Na semana passada, em relatório, o Santander calculou que um teto de 8% ao mês reduziria a receita total do Nubank em 17%. Os analistas também fizeram as contas de qual seria a rentabilidade do banco com uma série de ajustes, incluindo o teto das tarifas de intercâmbio no cartão pré-pago, que entrou em vigor neste mês; a deterioração na qualidade dos ativos; e a baixa alocação de capital que a fintech destina para a operação brasileira, deixando muitos recursos paras outros países. A conclusão foi a de que, levando em consideração esses fatores, o retorno sobre o patrimônio (ROE) do Nubank no Brasil no quarto trimestre não teria sido de 40%, como reportado, e sim de 11%.
Vélez rebate esses argumentos e diz que a análise do Santander só faz o ajuste para o lado negativo. “Se eles acham que deveríamos transferir US$ 2 bilhões em capital para a operação brasileira, deveriam calcular também a receita que esse capital geraria. Com um juro de 14%, só de receita adicional seriam R$ 2 bilhões, sem falar os impactos em ‘cross-sell’, receita por cliente, melhora do custo operacional”, diz.
O CEO afirma que o quarto trimestre teve itens extraordinários e que o ROE pode cair um pouco nos próximos períodos, mas pondera que o nível de 40% é, sim, sustentável e uma prova do tipo de resultado que um modelo 100% digital pode entregar. Segundo ele, os custos de aquisição de clientes, operação, funding e risco são muito menores que os de uma instituição tradicional. “Opero com um custo 80%, 85% menor que um banco tradicional. Essas vantagens competitivas em termos de custo levam a um ROE muito maior que a média do mercado.”

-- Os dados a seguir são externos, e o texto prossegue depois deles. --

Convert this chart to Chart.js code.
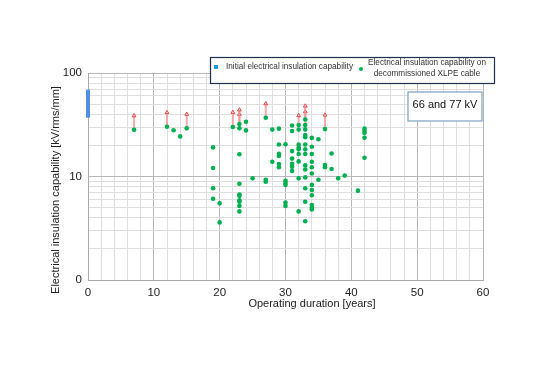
<!DOCTYPE html>
<html>
<head>
<meta charset="utf-8">
<script src="https://cdn.jsdelivr.net/npm/chart.js@4/dist/chart.umd.min.js"></script>
<style>
  html, body { margin: 0; padding: 0; background: #fff; }
</style>
</head>
<body>
<canvas id="chart" width="538" height="380"></canvas>
<script>
// Decommissioned XLPE cable: operating years and measured capability (kV/rms/mm)
const years = [
  7, 12, 13, 14, 15,
  19, 19, 19, 19, 20, 20, 22,
  23, 23, 23, 23, 23, 23, 23, 23, 23, 23,
  24, 24, 25, 27, 27, 27, 28, 28,
  29, 29, 29, 29, 29, 29,
  30, 30, 30, 30, 30, 30,
  31, 31, 31, 31, 31, 31, 31,
  32, 32, 32, 32, 32, 32, 32, 32, 32,
  33, 33, 33, 33, 33, 33, 33, 33, 33, 33, 33, 33, 33, 33,
  34, 34, 34, 34, 34, 34, 34, 34, 34, 34, 34, 34,
  35, 35, 36, 36, 36, 37, 37, 38, 39, 41,
  42, 42, 42, 42, 42
];
const capability = [
  28.3, 30.2, 28.0, 24.4, 29.2,
  19.1, 12.1, 7.7, 6.1, 5.5, 3.6, 30.1,
  32.1, 29.2, 16.4, 8.5, 6.7, 6.5, 5.9, 5.7, 5.2, 4.6,
  33.8, 27.9, 9.6, 37.0, 9.3, 8.9, 28.4, 13.9,
  29.0, 20.4, 16.6, 15.8, 13.2, 12.3,
  20.5, 9.1, 8.7, 8.3, 5.6, 5.2,
  31.1, 27.5, 17.6, 14.9, 13.3, 12.4, 11.3,
  31.4, 28.4, 20.3, 19.0, 18.3, 16.5, 14.0, 9.6, 4.6,
  35.5, 31.4, 28.5, 25.2, 24.0, 20.4, 18.3, 16.5, 12.8, 11.7, 9.8, 7.7, 5.7, 3.7,
  23.6, 19.4, 16.5, 13.9, 12.3, 10.7, 8.3, 7.4, 6.6, 5.3, 5.0, 4.8,
  22.9, 9.3, 28.7, 12.9, 12.3, 16.7, 11.8, 9.6, 10.2, 7.3,
  29.0, 27.7, 26.3, 23.7, 15.2
];

// samples that did not break down: arrow from measured value upward
const arrowYears = [7, 12, 15, 22, 23, 23, 27, 32, 33, 33, 36];
const arrowFrom = [28.3, 30.2, 29.2, 30.1, 32.1, 29.2, 37.0, 31.4, 35.5, 31.4, 28.7];
const arrowTo = [38.7, 41.5, 40.0, 41.7, 44.0, 39.9, 50.5, 38.8, 48.0, 42.3, 39.3];

// initial capability of new cable (range at 0 years)
const initialYears = [0, 0];
const initialRange = [37, 69];

// axes
const xTickValues = [0, 2, 4, 6, 8, 10, 12, 14, 16, 18, 20, 22, 24, 26, 28, 30,
  32, 34, 36, 38, 40, 42, 44, 46, 48, 50, 52, 54, 56, 58, 60];
const xTickLabels = { 0: '0', 10: '10', 20: '20', 30: '30', 40: '40', 50: '50', 60: '60' };
const yTickValues = [1, 2, 3, 4, 5, 6, 7, 8, 9, 10, 20, 30, 40, 50, 60, 70, 80, 90, 100];
const yTickLabels = { 1: '0', 10: '10', 100: '100' };

const legendLabels = [
  'Initial electrical insulation capability',
  ['Electrical insulation capability on', 'decommissioned XLPE cable']
];
const voltageNote = '66 and 77 kV';
const xTitle = 'Operating duration [years]';
const yTitle = 'Electrical insulation capability [kV/rms/mm]';

const FONT = "'Liberation Sans', Arial, sans-serif";
const green = '#00b050';

const datasets = [];
datasets.push({
  label: 'Decommissioned',
  data: years.map((x, i) => ({ x: x, y: capability[i] })),
  pointRadius: 2.3,
  pointBorderWidth: 0,
  pointBackgroundColor: green,
  pointBorderColor: green,
  order: 0
});
datasets.push({
  label: 'Initial',
  data: initialYears.map((x, i) => ({ x: x, y: initialRange[i] })),
  showLine: true,
  clip: false,
  borderColor: '#4f8fe6',
  borderWidth: 4,
  borderCapStyle: 'butt',
  pointRadius: 0,
  order: 1
});
arrowYears.forEach((x, i) => {
  datasets.push({
    label: 'arrow',
    data: [{ x: x, y: arrowFrom[i] }, { x: x, y: arrowTo[i] }],
    showLine: true,
    borderColor: 'rgba(240, 150, 150, 0.8)',
    borderWidth: 2,
    pointRadius: [0, 2.2],
    pointStyle: 'triangle',
    pointBackgroundColor: 'rgba(255, 225, 225, 1)',
    pointBorderColor: '#e04848',
    pointBorderWidth: 1,
    order: 2
  });
});

// legend box, note box and axis titles
const decorations = {
  id: 'decorations',
  afterDraw(chart) {
    const ctx = chart.ctx;
    ctx.save();

    // legend
    ctx.fillStyle = '#fff';
    ctx.fillRect(210, 57, 284, 26);
    ctx.strokeStyle = '#1f2f4f';
    ctx.lineWidth = 1.2;
    ctx.strokeRect(210.5, 57.5, 284, 26);

    ctx.fillStyle = '#1a9be6';
    ctx.fillRect(214, 65, 4, 4);
    ctx.fillStyle = '#333';
    ctx.font = '8.2px ' + FONT;
    ctx.textBaseline = 'middle';
    ctx.textAlign = 'left';
    ctx.fillText(legendLabels[0], 226, 67);

    ctx.fillStyle = green;
    ctx.beginPath();
    ctx.arc(361, 69, 2, 0, Math.PI * 2);
    ctx.fill();
    ctx.fillStyle = '#333';
    ctx.textAlign = 'center';
    ctx.fillText(legendLabels[1][0], 427, 62.5);
    ctx.fillText(legendLabels[1][1], 427, 73.5);

    // voltage note
    ctx.fillStyle = '#fff';
    ctx.fillRect(408, 92, 74, 29);
    ctx.strokeStyle = '#8aa6c4';
    ctx.lineWidth = 1.3;
    ctx.strokeRect(408, 92, 74, 29);
    ctx.fillStyle = '#111';
    ctx.font = '11px ' + FONT;
    ctx.fillText(voltageNote, 445, 105);

    // axis titles
    ctx.fillStyle = '#222';
    ctx.font = '11px ' + FONT;
    ctx.fillText(xTitle, 312, 304);
    ctx.translate(56, 190);
    ctx.rotate(-Math.PI / 2);
    ctx.fillText(yTitle, 0, 0);

    ctx.restore();
  }
};

const majorGrid = '#b8b8b8';
const minorGrid = '#dedede';

new Chart(document.getElementById('chart'), {
  type: 'scatter',
  data: { datasets: datasets },
  options: {
    responsive: false,
    animation: false,
    devicePixelRatio: 1,
    layout: { padding: { left: 0, top: 73, right: 55, bottom: 0 } },
    plugins: {
      legend: { display: false },
      tooltip: { enabled: false }
    },
    scales: {
      x: {
        type: 'linear',
        min: 0,
        max: 60,
        afterFit: s => { s.height = 100; },
        afterBuildTicks: s => { s.ticks = xTickValues.map(v => ({ value: v })); },
        grid: {
          drawTicks: false,
          color: c => (c.tick && xTickLabels[c.tick.value] !== undefined) ? majorGrid : minorGrid
        },
        border: { color: '#aaa' },
        ticks: {
          autoSkip: false,
          maxRotation: 0,
          padding: 6,
          color: '#222',
          font: { family: FONT, size: 11.5 },
          callback: v => xTickLabels[v] !== undefined ? xTickLabels[v] : ''
        }
      },
      y: {
        type: 'logarithmic',
        min: 1,
        max: 100,
        afterFit: s => { s.width = 88; },
        afterBuildTicks: s => { s.ticks = yTickValues.map(v => ({ value: v })); },
        grid: {
          drawTicks: false,
          color: c => (c.tick && yTickLabels[c.tick.value] !== undefined) ? majorGrid : minorGrid
        },
        border: { color: '#aaa' },
        ticks: {
          autoSkip: false,
          padding: 6,
          color: '#222',
          font: { family: FONT, size: 11.5 },
          callback: v => yTickLabels[v] !== undefined ? yTickLabels[v] : ''
        }
      }
    }
  },
  plugins: [decorations]
});
</script>
</body>
</html>
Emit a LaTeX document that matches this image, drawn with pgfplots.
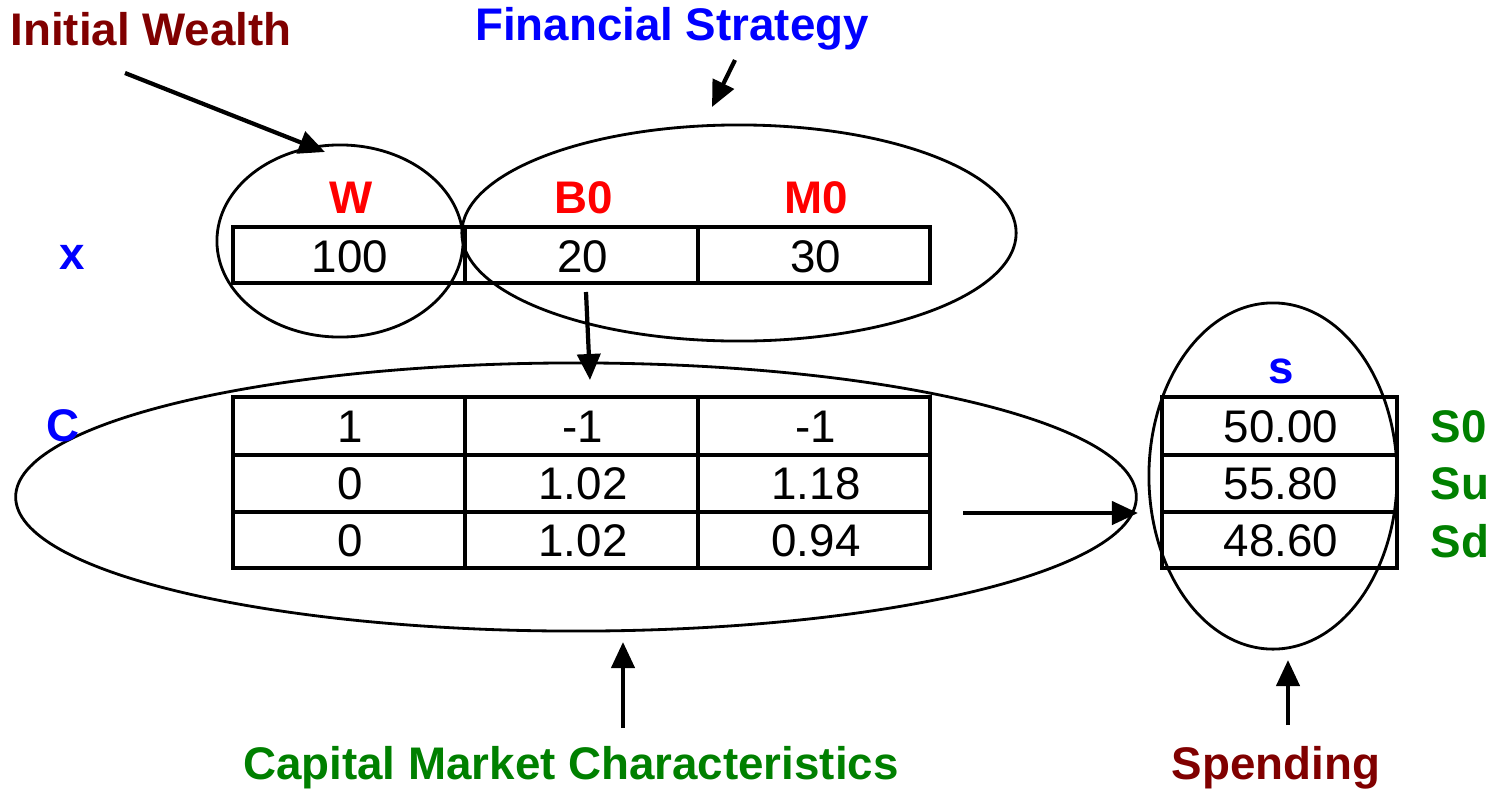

O modelo digital, se tem custos menores, também pode trazer desafios. Neste mês, o Instituto de Defesa do Consumidor (Idec) questionou o Nubank sobre os crescentes relatos de clientes sobre fraudes. Segundo Vélez, o banco tem investido muito no combate a esse tipo de problema e mais de 1 milhão de clientes já utilizam o “Modo Rua”, que reduz automaticamente os limites para transferências no Pix quando a pessoa sai de casa. Ele também diz que a fintech usa inteligência artificial e machine learning para alertar os usuários de indícios de que a conta de destino é de um “laranja”.
“Esse é um desafio grande para todas as instituições financeiras no Brasil e temos investido muito na nossa plataforma antifraude. O problema é que muita vezes são golpes de engenharia social, onde o criminoso induz a pessoa a fazer voluntariamente essas transferências. Se o próprio cliente aumentou seus limites de Pix, verificou a conta de destino, realizou a verificação biométrica… há um limite até onde a gente consegue proteger ele dele mesmo.”
O executivo ressalta que o Nubank faz campanhas e utiliza ferramentas como blog, e-mail, notificação por push, etc, para informar os clientes e evitar que caiam nesse tipo de golpe.
O Nubank só deve divulgar seus resultados do primeiro trimestre no dia 15 de maio. Por isso, Vélez não abre dados sobre os indicadores operacionais e financeiros. Ainda assim, afirma que a inadimplência pode subir um pouco neste início de ano, após ter caído no quarto trimestre beneficiada por fatores sazonais. “Tem um pouco de reversão desse efeito sazonal, mas está bem sob controle. Não posso entrar em detalhes, mas a inadimplência está consistente com o que estamos planejando.”
A operação brasileira encerrou março com crescimento anual de 31,5%, chegando a mais de 75,2 milhões de clientes. Desse total, são 2,7 milhões de pessoas jurídicas, com expansão de 66%. México e Colômbia somam juntos 3,8 milhões de clientes, alta de também 66%. No geral, já são mais de 9,2 milhões de usuários ativos em investimentos. O aumento em ativos sob custódia foi de cerca de 36%, chegando a mais de R$ 47,6 bilhões.
O Nubank lançou no mês passado o crédito consignado para servidores federais, e Vélez diz que deve expandir a oferta a beneficiários do INSS e lançar uma linha de antecipação do FGTS neste ano. Entre outras novidades, o banco está com um piloto de seguro automotivo em Curitiba, mas ainda sem data para lançamento. O programa Nucoin, token que que recompensa o engajamento dos usuários por meio de programa de fidelidade, deve receber novas funcionalidades.
Com mais de 1 milhão de clientes com criptoativos, o banco chegou a anunciar no ano passado que alocaria até 1% do seu caixa em bitcoins, mas o CEO disse que esse percentual nunca foi atingido, nem de longe, e que hoje o Nubank já não tem mais nenhuma exposição a moedas digitais.